In linea di principio la disciplina delle distanze minime tra costruzioni rientra nella materia dell’ordinamento civile e, quindi, attiene alla competenza legislativa statale; alle Regioni è consentito fissare limiti in deroga alle distanze minime stabilite nelle normative statali, solo a condizione che la deroga sia giustificata dall’esigenza di soddisfare interessi pubblici legati al governo del territorio.

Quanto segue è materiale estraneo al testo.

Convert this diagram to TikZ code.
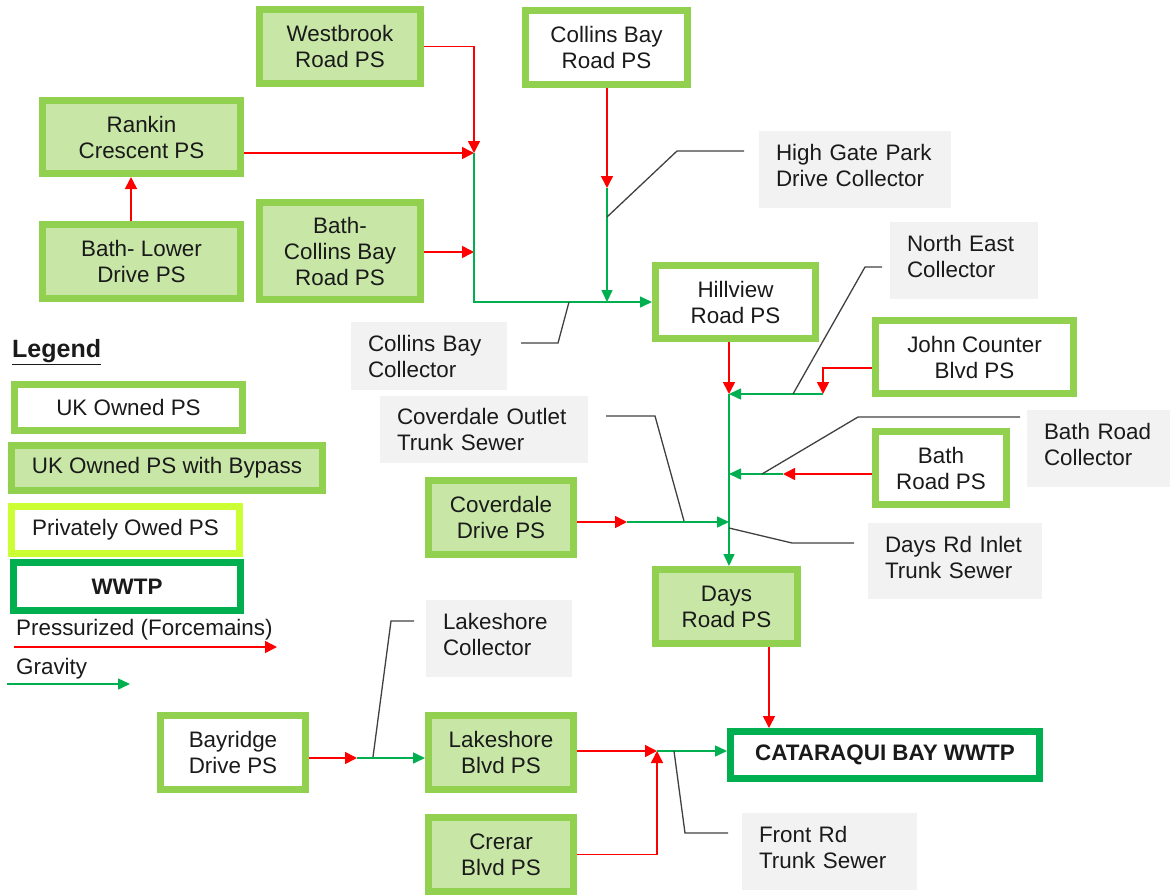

La norma regionale censurata infrange i principi fondamentali stabiliti dal d.m. n. 1444 del 1968, in quanto consente espressamente ai Comuni di derogare alle distanze minime ivi stabilite senza rispettare le condizioni stabilite dall’art. 9, ultimo comma, del medesimo decreto ministeriale che esige che le deroghe siano inserite in appositi strumenti urbanistici, a garanzia dell’interesse pubblico relativoal governo del territorio ovverosia all’interno di piani particolareggiati. La disposizione regionale impugnata, al contrario, autorizza i Comuni ad «individuare gli edifici» dispensati dal rispetto delle distanze minime dimenticando che il piano particolareggiato così come delineato nella tradizione urbanistica interna non riguarda singoli edifici ma porzioni del territorio.La deroga non risulta, dunque, ancorata all’esigenza di realizzare la conformazione omogenea dell’assetto urbanistico di una determinata zona, ma può riguardare singole costruzioni, anche individualmente considerate.
Pertanto la Corte nel dichiarare illegittima la norma censurata, ribadisce che la Regione non può attribuire ex lege la qualifica di piano particolareggiato a strumenti ed iniziative che non ne posseggano le caratteristiche costitutive e le finalità.